Ленинград-34 - страница 66

стр.

Павел пошёл купить газету, что по теперешним временам совсем не просто. Газеты сейчас читают в основном у специальных застеклённых стендов или в красных уголках. Купить её не так просто, у газетных киосков выстраиваются длинные очереди. Вчера Павлу повезло и он купил «Правду». Точнее повезло мне: это был единственный источник информации, который я смаковал целый день до прихода Павла. Оля уже в Ленинграде. Информационная блокада о «Максиме Горьком» была прорвана вчера после позавчерашнего визита Кирова и Орджоникидзе. Передовица была честно разделена пополам: левая часть была посвящена чудесному спасению «Максима Горького», правая- развитию животноводства в Азово-Черноморском и Сталинградских краях на 1935 год. Имеется фотография агит-самолёта со стороны левого крыла. Отмечаются слаженные действия экипажа по спасению воздушного судна. Осуждается воздушное лихачество и недисциплинированность лётчика Благина, но как-то глухо, вскользь. На шестой странице воздушное происшествие в СССР было сбалансировано сообщениями из Польши и Китая, где потерпели крушения истребитель и «летающая лодка» соответственно.

— Чаганов слушает. — пронзительный звонок телефона поднимает настроение.

— Здравствуйте, с вами говорит помощник секретаря НКВД Черток, — тембр хорошо поставленного голоса напоминает таковой диктора Левитана. — звоню вам по поручению товарища Ягоды. Как вы себя чувствуете? Есть ли в чём нужда?

— Спасибо, товарищ Черток, — чувствую искреннюю благодарность за такую заботу. — чувствую себя неплохо, но пока не выхожу на улицу, так как разбито лицо да и гимнастёрка с галифе пришли в негодность после происшествия: подраны и перемазаны машинным маслом.

— Понятно, — энергия помощника так и бьётся в телефонной трубке. — посылаю к вам врача САНО АХУ (Санитарный отдел административно-хозяйственного управления НКВД СССР) он осмотрит вас и оформит освобождение от службы, а с водителем я передам комплект формы.

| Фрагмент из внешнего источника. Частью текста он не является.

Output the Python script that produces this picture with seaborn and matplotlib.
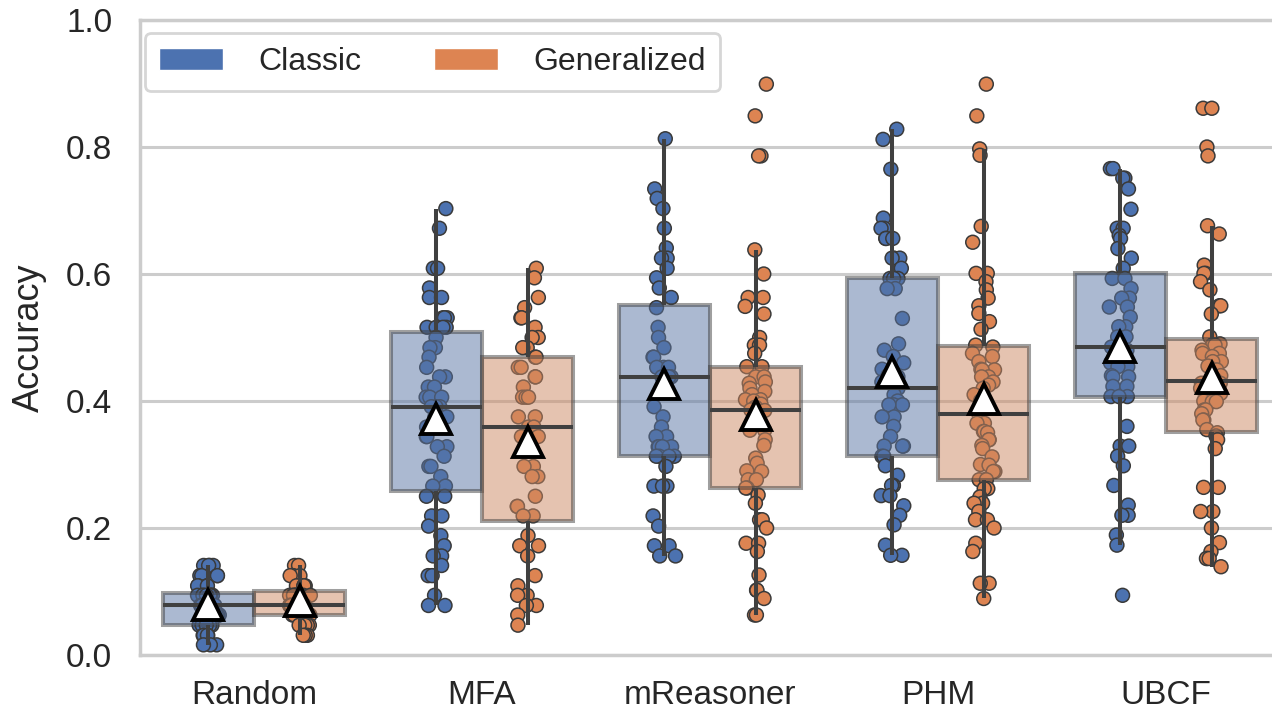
import numpy as np
import pandas as pd
import seaborn as sns
import matplotlib.pyplot as plt
from matplotlib.patches import Patch

# categories / hue levels
models = ["Random", "MFA", "mReasoner", "PHM", "UBCF"]
types = ["Classic", "Generalized"]

# accuracy per participant
random_classic = [0.141, 0.141, 0.141, 0.141, 0.125, 0.125, 0.125, 0.125, 0.109, 0.109, 0.109, 0.109,
                  0.094, 0.094, 0.094, 0.094, 0.094, 0.094, 0.094, 0.094,
                  0.078, 0.078, 0.078, 0.078, 0.078, 0.078, 0.078, 0.078, 0.078,
                  0.063, 0.063, 0.063, 0.063, 0.063, 0.063, 0.047, 0.047, 0.047, 0.047, 0.047, 0.047,
                  0.031, 0.031, 0.031, 0.031, 0.016, 0.016, 0.016]
random_general = [0.141, 0.141, 0.125, 0.125, 0.125, 0.125, 0.109, 0.109, 0.109, 0.109, 0.109, 0.109,
                  0.094, 0.094, 0.094, 0.094, 0.094, 0.094, 0.094, 0.094, 0.094, 0.094,
                  0.078, 0.078, 0.078, 0.078, 0.078, 0.078, 0.078, 0.078, 0.078, 0.078, 0.078, 0.078,
                  0.063, 0.063, 0.063, 0.063, 0.063, 0.063, 0.047, 0.047, 0.047, 0.047,
                  0.031, 0.031, 0.031]
mfa_classic = [0.703, 0.672, 0.609, 0.609, 0.578, 0.563, 0.563, 0.531, 0.531, 0.531,
               0.516, 0.516, 0.516, 0.516, 0.516, 0.5, 0.484, 0.484, 0.469, 0.453,
               0.438, 0.438, 0.422, 0.422, 0.406, 0.406, 0.406, 0.391, 0.391, 0.391,
               0.375, 0.375, 0.375, 0.359, 0.344, 0.344, 0.328, 0.328, 0.313, 0.297,
               0.297, 0.281, 0.266, 0.266, 0.25, 0.25, 0.219, 0.219, 0.203, 0.188,
               0.172, 0.156, 0.156, 0.141, 0.125, 0.125, 0.094, 0.078, 0.078]
mfa_general = [0.609, 0.594, 0.563, 0.547, 0.531, 0.531, 0.516, 0.5, 0.5, 0.484,
               0.484, 0.469, 0.469, 0.453, 0.453, 0.438, 0.438, 0.422, 0.406, 0.406,
               0.406, 0.375, 0.375, 0.359, 0.359, 0.344, 0.344, 0.297, 0.297, 0.281,
               0.281, 0.25, 0.234, 0.234, 0.219, 0.219, 0.188, 0.172, 0.172, 0.156,
               0.125, 0.109, 0.094, 0.094, 0.078, 0.078, 0.063, 0.047]
mreasoner_classic = [0.813, 0.734, 0.719, 0.703, 0.672, 0.641, 0.625, 0.625, 0.609, 0.594,
                     0.578, 0.563, 0.547, 0.516, 0.5, 0.484, 0.469, 0.469, 0.453, 0.453,
                     0.453, 0.438, 0.438, 0.438, 0.438, 0.391, 0.375, 0.359, 0.344, 0.344,
                     0.328, 0.328, 0.328, 0.328, 0.313, 0.313, 0.313, 0.313, 0.297, 0.266,
                     0.266, 0.266, 0.219, 0.203, 0.172, 0.172, 0.156, 0.156]
mreasoner_general = [0.899, 0.849, 0.786, 0.786, 0.638, 0.600, 0.563, 0.563, 0.549, 0.537,
                     0.500, 0.488, 0.488, 0.475, 0.454, 0.454, 0.438, 0.438, 0.43, 0.428,
                     0.42, 0.415, 0.41, 0.402, 0.402, 0.40, 0.395, 0.39, 0.39, 0.386,
                     0.386, 0.385, 0.370, 0.36, 0.354, 0.354, 0.339, 0.33, 0.31, 0.302,
                     0.29, 0.289, 0.276, 0.276, 0.263, 0.263, 0.252, 0.239, 0.213, 0.213,
                     0.200, 0.176, 0.176, 0.163, 0.126, 0.102, 0.102, 0.089, 0.063, 0.063]
phm_classic = [0.828, 0.812, 0.765, 0.688, 0.672, 0.672, 0.656, 0.656, 0.656, 0.625,
               0.625, 0.625, 0.609, 0.593, 0.593, 0.593, 0.577, 0.577, 0.53, 0.49,
               0.48, 0.47, 0.46, 0.45, 0.44, 0.438, 0.43, 0.42, 0.41, 0.40,
               0.394, 0.394, 0.394, 0.375, 0.375, 0.360, 0.344, 0.329, 0.329, 0.329,
               0.313, 0.313, 0.298, 0.283, 0.267, 0.267, 0.267, 0.251, 0.251, 0.235,
               0.220, 0.205, 0.173, 0.157, 0.157]
phm_general = [0.899, 0.849, 0.797, 0.787, 0.675, 0.65, 0.601, 0.601, 0.588, 0.575,
               0.562, 0.55, 0.538, 0.525, 0.513, 0.488, 0.485, 0.475, 0.47, 0.462,
               0.45, 0.449, 0.449, 0.438, 0.438, 0.43, 0.425, 0.42, 0.41, 0.40,
               0.39, 0.38, 0.365, 0.365, 0.352, 0.352, 0.35, 0.339, 0.339, 0.33,
               0.325, 0.312, 0.30, 0.299, 0.289, 0.289, 0.276, 0.276, 0.276, 0.262,
               0.262, 0.249, 0.239, 0.239, 0.226, 0.213, 0.213, 0.2, 0.176, 0.163,
               0.113, 0.113, 0.089]
ubcf_classic = [0.766, 0.766, 0.751, 0.751, 0.734, 0.702, 0.672, 0.672, 0.661, 0.656,
                0.640, 0.625, 0.609, 0.593, 0.593, 0.577, 0.562, 0.562, 0.548, 0.548,
                0.532, 0.517, 0.517, 0.501, 0.501, 0.485, 0.48, 0.47, 0.46, 0.454,
                0.454, 0.44, 0.438, 0.438, 0.423, 0.423, 0.407, 0.407, 0.407, 0.36,
                0.329, 0.329, 0.313, 0.298, 0.267, 0.236, 0.22, 0.22, 0.189, 0.173, 0.094]
ubcf_general = [0.861, 0.861, 0.8, 0.786, 0.676, 0.663, 0.614, 0.601, 0.601, 0.588,
                0.575, 0.55, 0.55, 0.537, 0.501, 0.49, 0.488, 0.488, 0.488, 0.48,
                0.475, 0.475, 0.47, 0.462, 0.462, 0.455, 0.449, 0.44, 0.435, 0.428,
                0.428, 0.42, 0.415, 0.412, 0.40, 0.399, 0.399, 0.386, 0.386, 0.38,
                0.37, 0.37, 0.355, 0.35, 0.345, 0.339, 0.325, 0.264, 0.264, 0.226,
                0.226, 0.2, 0.177, 0.163, 0.152, 0.152, 0.152, 0.139]

yticks = [0.0, 0.2, 0.4, 0.6, 0.8, 1.0]

groups = {
    ("Random", "Classic"): random_classic, ("Random", "Generalized"): random_general,
    ("MFA", "Classic"): mfa_classic, ("MFA", "Generalized"): mfa_general,
    ("mReasoner", "Classic"): mreasoner_classic, ("mReasoner", "Generalized"): mreasoner_general,
    ("PHM", "Classic"): phm_classic, ("PHM", "Generalized"): phm_general,
    ("UBCF", "Classic"): ubcf_classic, ("UBCF", "Generalized"): ubcf_general,
}
rows = []
for (m, t), vals in groups.items():
    for v in vals:
        rows.append({"Model": m, "Type": t, "Accuracy": v})
df = pd.DataFrame(rows)

sns.set_theme(style="whitegrid", palette="deep")
plt.rcParams["font.family"] = ["Liberation Sans", "DejaVu Sans"]
plt.rcParams["axes.edgecolor"] = "#cccccc"
plt.rcParams["axes.linewidth"] = 2.5
plt.rcParams["grid.linewidth"] = 2.2
plt.rcParams["grid.color"] = "#cccccc"

pal = sns.color_palette("deep")[:2]

fig = plt.figure(figsize=(12.72, 7.12), dpi=100)
ax = fig.add_axes([140 / 1272, 57 / 712, 1140 / 1272, 635 / 712])

np.random.seed(3)
sns.stripplot(data=df, x="Model", y="Accuracy", hue="Type", order=models, hue_order=types,
              palette=pal, dodge=True, jitter=True, size=10, linewidth=1.1,
              edgecolor="#3a3a3a", legend=False, ax=ax)
n_coll = len(ax.collections)

sns.boxplot(data=df, x="Model", y="Accuracy", hue="Type", order=models, hue_order=types,
            palette=pal, width=0.8, showfliers=False, showcaps=False, showmeans=True,
            linecolor="#404040", linewidth=2.9,
            boxprops={"alpha": 0.5},
            meanprops={"marker": "^", "markerfacecolor": "white", "markeredgecolor": "black",
                       "markersize": 21, "markeredgewidth": 2.8},
            legend=False, ax=ax)

# points under the boxes, boxes under the lines, means on top
for c in ax.collections[:n_coll]:
    c.set_zorder(1)
for p in ax.patches:
    p.set_zorder(2)
for c in ax.collections[n_coll:]:
    c.set_zorder(2)
for ln in ax.lines:
    ln.set_zorder(5 if ln.get_marker() == "^" else 3)

ax.set_ylim(0, 1.0)
ax.set_yticks(yticks)
ax.set_yticklabels([f"{t:.1f}" for t in yticks])
ax.set_xlabel("")
ax.set_ylabel("Accuracy", fontsize=26, labelpad=14)
ax.tick_params(axis="y", labelsize=24, pad=20, length=0)
ax.tick_params(axis="x", labelsize=24, pad=18, length=0)
ax.spines["right"].set_visible(False)
ax.xaxis.grid(False)

handles = [Patch(facecolor=pal[0], label="Classic"), Patch(facecolor=pal[1], label="Generalized")]
leg = ax.legend(handles=handles, loc="upper left", bbox_to_anchor=(0.004, 0.98), ncol=2,
                fontsize=23, frameon=True, handlelength=2.0, handleheight=0.65,
                handletextpad=1.1, columnspacing=2.3, borderaxespad=0, borderpad=0.45)
leg.get_frame().set_edgecolor("#cccccc")
leg.get_frame().set_linewidth(2)

fig.savefig("out.png", dpi=100)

Уточняю ваш настоящий адрес: Докучаев переулок 12, квартира 5?

— Всё точно. — Удивляюсь я осведомлённости Чертока.

— Товарищ Ягода встретится с вами вскоре, до свидания.

— До свидания. — Отвечаю я загудевшей трубке.

— С собой стал разговаривать с тоски? — В дверях появляется нескладная фигура Павла в военной форме и протягивает мне «Известия». — Ничего, я тебе сейчас тоску-то разгоню.

«Так… постановление ЦИК Союза ССР… за мужественную… работу по спасению, терпящего аварию агит-самолёта „Максим Горький“… наградить пилотов Журова и Михеева… орденом Ленина. За мужество и слаженную работу… наградить экипаж и отличившихся при спасении… пассажиров… орденами Красной Звезды… Чаганов А.С…. Ну держись, Леонид Ильич»!

«Ещё один звонок телефона, Павел хватает трубку, звонит Оля, видно, поздравить меня… нет, похоже, просто ежеутренние мурлыканья».

Теперь стук в парадную дверь металлической стучалкой, иду в просторную прихожую и с трудом справляюсь с задвижкой (наследием мрачных времён гражданской и нэпа).

«Это ко мне: боец с мешком и седенький дедушка с акушерским саквояжем»…

После традицонных дышите-недышите, постукиваний по целым конечностям и просьбы пошевелить пальчиками сломанной, получаю освобождение от службы на тридцать суток и рекомендацию в Санаторно-курортный отдел АХУ НКВД для последующего лечения.

Глава 11

Москва, Комсомольская площадь.

27 мая 1935 г. 8:45.

Протягиваю три двадцатикопеечные монеты в деревянное окошко кассы станции Комсомольская, что находится в здании Казанского вокзала, и получаю небольшой картонный билет на одну поездку зелёного цвета, похожий на железнодорожные билеты моего детства, и гривенник сдачи. На билете стоит штамп с отметкой времени. Вахтёр на проходе к поездам в парадной железнодорожной форме прохаживается с важным видом вдоль касс, следя за порядком. Станция неглубокая, поэтому к поездам ведёт широкая гранитная лестница в два пролёта, разделённая на две части канатом, для спускающихся и поднимающихся потоков пассажиров. По пешеходной галерее над путями прохожу в центр станции, богато украшенной бронзовым декором на мраморных колоннах и балконных перилах, и спускаюсь по лестнице на перрон. Народ с восхищением глазеет вокруг как в музее не спеша заходить в подъехавший поезд.